As this month's cover story suggests, Wall Street is going to see a spate of new upstream master limited partnerships (MLPs) hit the market in the coming months-and there's little argument among analysts that these investment vehicles are likely to draw favorable nods from investors.
Richard Roy, an analyst with Citi in New York, says the investing public will continue to view E&P MLPs as an asset class with great total-return opportunities. He notes that between January 2006 and mid-2007, each of the six upstream MLPs that have gone public have averaged estimated total returns-that's unit-price appreciation plus cash distributions-of about 66.5%.
John Freemen, an analyst with Raymond James & Associates in Houston, agrees. "The U.S. is a mature oil and gas basin, and transitioning assets into MLP-type structures is the logical progression for sustainable value creation."
However, another New York-based market seer, Credit Suisse analyst Sam Arnold, puts his finger on a concern that has been articulated by Richard D. Weber, president of Atlas Energy Resources, an upstream MLP.
Arnold anticipates that by mid-2008, the ranks of such yield-oriented, tax-advantaged entities could swell to 15, with many more poised to IPO in the years to come.
The analyst also believes there's a significant asset base suitable for these partnerships to tap. "We believe some $200 million in U.S. upstream assets could be candidates for an MLP structure," he says. "That's some 25% of the U.S. producing base."
And therein lies the potential problem for both the MLP issuer and the investor. With so many of these upstream partnerships expected to come to market in the next year, "the competition for assets will be heightened, potentially driving up acquisition prices and reducing deal accretion," explains Arnold.
"This appears to be the single-biggest risk to [MLP] unit-price performance."
Weber, more emphatically, views the sole reliance on acquisitions for growth as a flawed strategy.
"As more companies like ourselves jump into the MLP space, competition for the same kinds of assets-long-lived reserves with shallow-decline production-is bound to increase costs...such that it will become increasingly harder to replace production via acquisitions."
As Weber suggests, a more balanced approach is needed to growing production and hence, distributions-specifically one that combines organic growth through the drillbit with acquisitions.
Atlas has, for instance, some 492,000 net undeveloped acres in its asset inventory and plans, between its Appalachian and Antrim shale holdings in Michigan, to drill in excess of 1,000 wells in 2007.
Thus, the company is in effect not merely buying reserves and production, but positioning itself to grow its asset base organically for the long term. Indeed, it has earmarked for 2008 not only $52 million for maintenance capex but another $68 million for growth spending.
Does this mean acquisition-focused upstream MLPs are doomed? Not by a long shot. Today's MLPs are far more prudently managed than their wasting-asset ancestors of more than 20 years ago.
Importantly, they're pursuing in a highly liquid gas-futures market-something not available to partnerships of the 1980s-very aggressive hedging programs that are locking in attractive commodity prices.

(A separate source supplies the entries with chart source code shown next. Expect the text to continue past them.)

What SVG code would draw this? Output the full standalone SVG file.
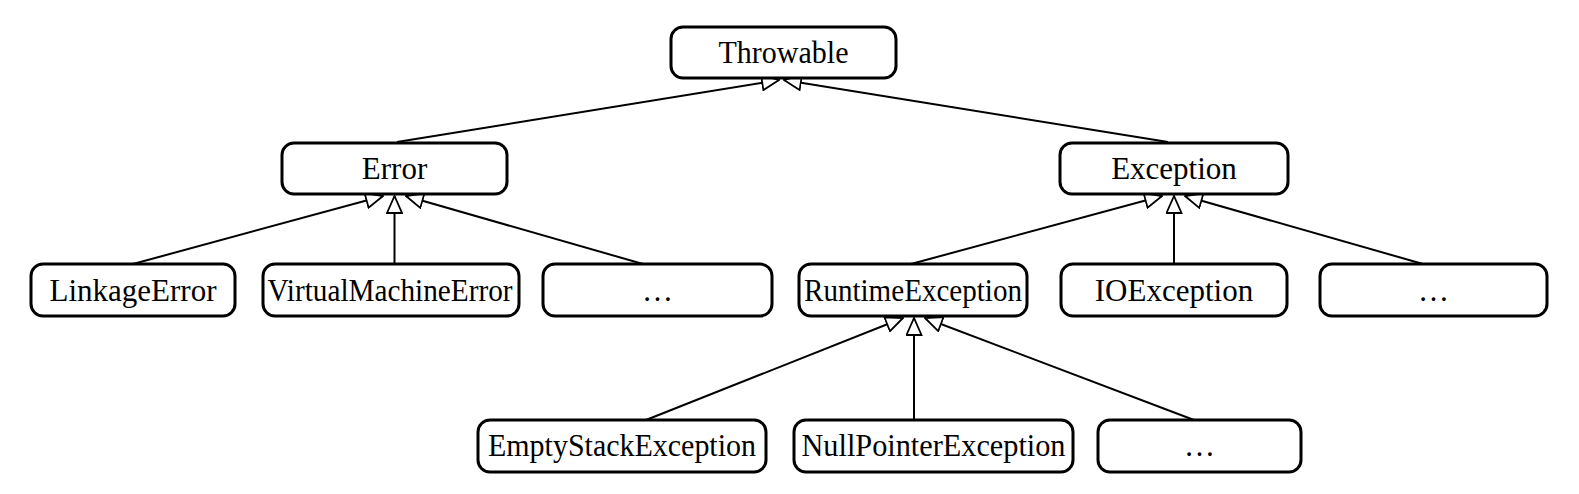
<svg xmlns="http://www.w3.org/2000/svg" width="1579" height="494" viewBox="0 0 1579 494">
<style>
.box{fill:#fff;stroke:#000;stroke-width:3}
.lbl{font-family:"Liberation Serif","Times New Roman",serif;font-size:31px;fill:#000;text-anchor:middle}
.edge{stroke:#000;stroke-width:2;fill:none;marker-end:url(#tri)}
</style>
<defs>
<marker id="tri" viewBox="-1 -1 19 17" refX="17" refY="7.5" markerWidth="19" markerHeight="17" markerUnits="userSpaceOnUse" orient="auto">
<path d="M0,0 L17,7.5 L0,15 Z" fill="#fff" stroke="#000" stroke-width="1.8" stroke-linejoin="miter"/>
</marker>
</defs>
<g id="connectors">
<line class="edge" x1="397" y1="142" x2="779" y2="80"/>
<line class="edge" x1="1168" y1="142" x2="784" y2="80"/>
<line class="edge" x1="133" y1="264" x2="383" y2="196"/>
<line class="edge" x1="394.5" y1="264" x2="394.5" y2="196"/>
<line class="edge" x1="643" y1="264" x2="406" y2="196"/>
<line class="edge" x1="911" y1="264" x2="1162" y2="196"/>
<line class="edge" x1="1174" y1="264" x2="1174" y2="196"/>
<line class="edge" x1="1423" y1="264" x2="1185" y2="196"/>
<line class="edge" x1="646" y1="420" x2="903" y2="318"/>
<line class="edge" x1="914" y1="420" x2="914" y2="318"/>
<line class="edge" x1="1194" y1="420" x2="925" y2="318"/>
</g>
<g id="throwable"><rect class="box" x="671" y="27" width="225" height="51" rx="12"/><text class="lbl" x="783.5" y="63" textLength="130" lengthAdjust="spacingAndGlyphs">Throwable</text></g>
<g id="error"><rect class="box" x="282" y="143" width="225" height="51" rx="12"/><text class="lbl" x="394.5" y="179">Error</text></g>
<g id="exception"><rect class="box" x="1060" y="143" width="228" height="51" rx="12"/><text class="lbl" x="1174" y="179">Exception</text></g>
<g id="linkageerror"><rect class="box" x="31" y="264" width="204" height="52" rx="12"/><text class="lbl" x="133" y="300.5">LinkageError</text></g>
<g id="virtualmachineerror"><rect class="box" x="263" y="264" width="256" height="52" rx="12"/><text class="lbl" x="390" y="300.5" textLength="245" lengthAdjust="spacingAndGlyphs">VirtualMachineError</text></g>
<g id="error-more"><rect class="box" x="543" y="264" width="229" height="52" rx="12"/><text class="lbl" x="657.5" y="300.5">…</text></g>
<g id="runtimeexception"><rect class="box" x="799" y="264" width="228" height="52" rx="12"/><text class="lbl" x="913" y="300.5" textLength="218" lengthAdjust="spacingAndGlyphs">RuntimeException</text></g>
<g id="ioexception"><rect class="box" x="1061" y="264" width="226" height="52" rx="12"/><text class="lbl" x="1174" y="300.5">IOException</text></g>
<g id="exception-more"><rect class="box" x="1320" y="264" width="227" height="52" rx="12"/><text class="lbl" x="1433.5" y="300.5">…</text></g>
<g id="emptystackexception"><rect class="box" x="478" y="420" width="288" height="52" rx="12"/><text class="lbl" x="622" y="456" textLength="268" lengthAdjust="spacingAndGlyphs">EmptyStackException</text></g>
<g id="nullpointerexception"><rect class="box" x="794" y="420" width="279" height="52" rx="12"/><text class="lbl" x="933.5" y="456" textLength="264" lengthAdjust="spacingAndGlyphs">NullPointerException</text></g>
<g id="runtime-more"><rect class="box" x="1098" y="420" width="203" height="52" rx="12"/><text class="lbl" x="1199.5" y="456">…</text></g>
</svg>
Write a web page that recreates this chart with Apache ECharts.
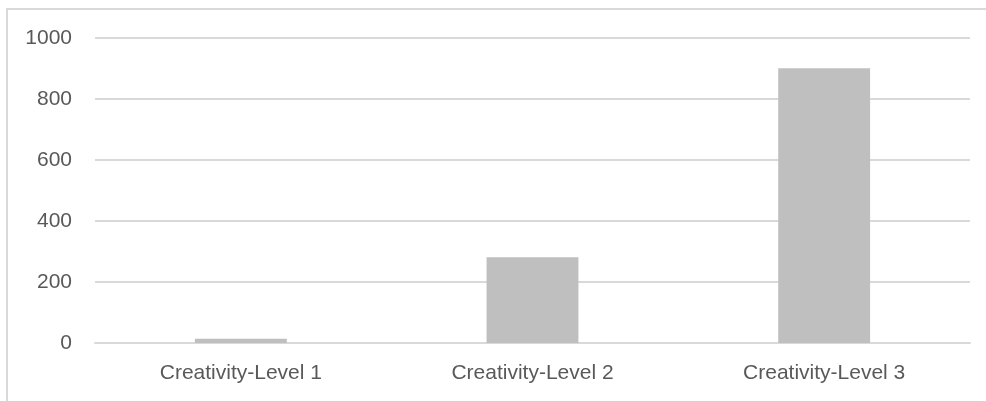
<!DOCTYPE html>
<html>
<head>
<meta charset="utf-8">
<script src="https://cdn.jsdelivr.net/npm/echarts@6/dist/echarts.min.js"></script>
<style>
  html, body { margin: 0; padding: 0; background: #fff; }
  #chart { width: 986px; height: 401px; }
</style>
</head>
<body>
<div id="chart"></div>
<script>
// data
const categories = ["Creativity-Level 1", "Creativity-Level 2", "Creativity-Level 3"];
const values = [14, 281, 901];
const yTicks = [0, 200, 400, 600, 800, 1000];

const chartDom = document.getElementById("chart");
const myChart = echarts.init(chartDom, null, { renderer: "canvas" });

const textColor = "#595959";
const lineColor = "#d9d9d9";
const font = "Liberation Sans";

const options = {
  animation: false,
  // frame around the chart area (only top and left show in the crop)
  graphic: [
    {
      type: "rect",
      shape: { x: 7, y: 9, width: 1200, height: 800 },
      style: { fill: "none", stroke: lineColor, lineWidth: 2 },
      silent: true,
    },
  ],
  grid: {
    left: 95,
    right: 16,
    top: 38,
    bottom: 58,
  },
  xAxis: {
    type: "category",
    data: categories,
    axisLine: { show: true, lineStyle: { color: lineColor, width: 2 } },
    axisTick: { show: false },
    axisLabel: {
      color: textColor,
      fontFamily: font,
      fontSize: 21,
      margin: 20,
    },
  },
  yAxis: {
    type: "value",
    min: yTicks[0],
    max: yTicks[yTicks.length - 1],
    interval: 200,
    axisLine: { show: false },
    axisTick: { show: false },
    splitLine: { show: true, lineStyle: { color: lineColor, width: 2 } },
    axisLabel: {
      color: textColor,
      fontFamily: font,
      fontSize: 21,
      margin: 23,
      formatter: (v) => String(v),
    },
  },
  series: [
    {
      type: "bar",
      data: values,
      barWidth: "31.5%",
      itemStyle: { color: "#bfbfbf" },
    },
  ],
};

myChart.setOption(options);
</script>
</body>
</html>
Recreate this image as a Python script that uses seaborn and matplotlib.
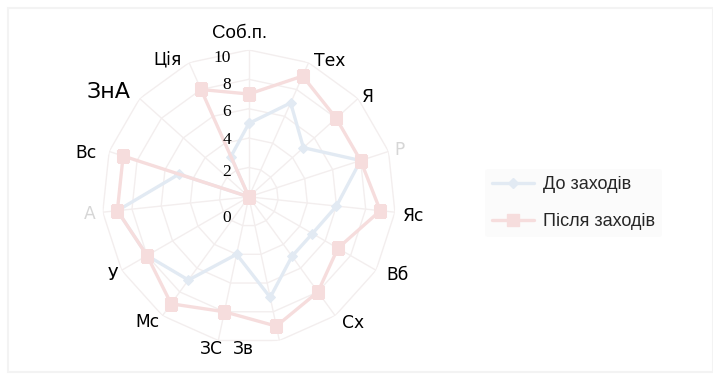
import numpy as np
import pandas as pd
import matplotlib
matplotlib.use("Agg")
import matplotlib.pyplot as plt
from matplotlib.lines import Line2D
from matplotlib.patches import Rectangle
import seaborn as sns

# Indicator codes around the radar, clockwise from the top
categories = ['Соб.п.', 'Тех', 'Я', 'Р', 'Яс', 'Вб', 'Сх', 'Зв', 'ЗС', 'Мс',
              'У', 'А', 'Вс', 'ЗнА', 'Ція']
before = [5, 7, 5, 8, 6, 5, 5, 7, 4, 7, 8, 9, 5, 0, 3]
after = [7, 9, 8, 8, 9, 7, 8, 9, 8, 9, 8, 9, 9, 0, 8]
series_names = ['До заходів', 'Після заходів']
r_ticks = [0, 2, 4, 6, 8, 10]

sns.set_theme(style='white')
plt.rcParams['font.family'] = ['DejaVu Sans']

W, H = 713, 380
fig = plt.figure(figsize=(W / 100, H / 100), dpi=100)
fig.patch.set_facecolor('white')

ax = fig.add_axes([0.143, 0.095, 0.412, 0.774], projection='polar')
ax.set_theta_offset(np.pi / 2)
ax.set_theta_direction(-1)
ax.set_ylim(0, max(r_ticks))
ax.grid(False)
ax.spines['polar'].set_visible(False)
ax.set_xticks([])
ax.set_yticks([])
ax.set_facecolor('none')

n = len(categories)
theta = np.linspace(0, 2 * np.pi, n, endpoint=False)
theta_closed = np.append(theta, theta[0])

# polygonal grid and spokes
grid_col = '#f3eeee'
for lvl in r_ticks[1:]:
    ax.plot(theta_closed, [lvl] * (n + 1), color=grid_col, lw=1.0, zorder=1)
for t in theta:
    ax.plot([t, t], [0, max(r_ticks)], color=grid_col, lw=1.0, zorder=1)

df = pd.DataFrame({
    'theta': np.concatenate([theta_closed, theta_closed]),
    'value': before + before[:1] + after + after[:1],
    'series': [series_names[0]] * (n + 1) + [series_names[1]] * (n + 1),
})

blue = '#e2eaf3'
red = '#f6dddd'
sns.lineplot(data=df[df.series == series_names[0]], x='theta', y='value',
             sort=False, estimator=None, color=blue, lw=2.4, marker='D',
             markersize=5.5, markeredgecolor=blue, ax=ax, zorder=3, legend=False)
sns.lineplot(data=df[df.series == series_names[1]], x='theta', y='value',
             sort=False, estimator=None, color=red, lw=2.4, marker='s',
             markersize=8.5, markeredgecolor=red, ax=ax, zorder=4, legend=False)
ax.set_xlabel('')
ax.set_ylabel('')
ax.set_ylim(0, max(r_ticks))


def ftext(px, py, s, ha='center', **kw):
    fig.text(px / W, 1 - py / H, s, ha=ha, va='center', **kw)


# category labels
label_pos = {
    'Соб.п.': (240, 33), 'Тех': (330, 61), 'Я': (368, 97), 'Р': (400, 150),
    'Яс': (414, 216), 'Вб': (397, 275), 'Сх': (353, 323), 'ЗС': (211, 349),
    'Зв': (243, 349), 'Мс': (147, 322), 'У': (113, 275), 'А': (90, 214),
    'Вс': (86, 153), 'ЗнА': (108, 92), 'Ція': (168, 59),
}
for cat in categories:
    px, py = label_pos[cat]
    if cat == 'ЗнА':
        size, family = 16, ['DejaVu Sans']
    elif cat == 'Соб.п.':
        size, family = 13.5, ['Liberation Sans']
    else:
        size, family = 12.3, ['DejaVu Sans']
    color = '#d6d6d6' if cat in ('Р', 'А') else 'black'
    ftext(px, py, cat, fontsize=size, color=color, family=family)

# radial scale values
tick_y = {10: 58, 8: 85, 6: 112, 4: 140, 2: 172, 0: 218}
for v in r_ticks:
    ftext(231, tick_y[v], str(v), ha='right', fontsize=12.5,
          family=['Liberation Serif'], color='black')

# legend
handles = [
    Line2D([], [], color=blue, lw=2.4, marker='D', markersize=5.5,
           markeredgecolor=blue),
    Line2D([], [], color=red, lw=2.4, marker='s', markersize=8.5,
           markeredgecolor=red),
]
leg = fig.legend(handles, series_names, loc='center left',
                 bbox_to_anchor=(476 / W, 1 - 203 / H), frameon=True,
                 facecolor='#fbfbfb', edgecolor='none', framealpha=1,
                 handlelength=2.3, handletextpad=0.5, labelspacing=1.1,
                 prop={'family': 'Liberation Sans', 'size': 13})

# faint outer frame
fig.add_artist(Rectangle((8 / W, 8 / H), (W - 8) / W, (H - 16) / H,
                         transform=fig.transFigure, fill=False,
                         edgecolor='#f3f3f3', lw=1.5))

fig.savefig('out.png', dpi=100)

They also have set-asides for maintenance capex and typically adhere to a cash-coverage ratio of 1.2 times distributions.
The bigger issue: As the MLP space becomes crowded and drop-down partnerships from larger public E&P companies are forced to vie for reserves in a dwindling universe of assets, will they be able to even sustain-forget about growing-distributions?
At some point-maybe not in the next couple of years-they won't. It's a self-fulfilling prophesy. Very simply, unless they build into their strategy a platform for organic growth to complement growth through acquisitions, they're literally going to start running out of gas.
This one issue doesn't take into account all of the other pitfalls that could beset upstream MLPs: rising interest rates, a slide in commodity prices or adverse tax legislation.
Any combination would also hurt MLP valuations. After all, they have in the past.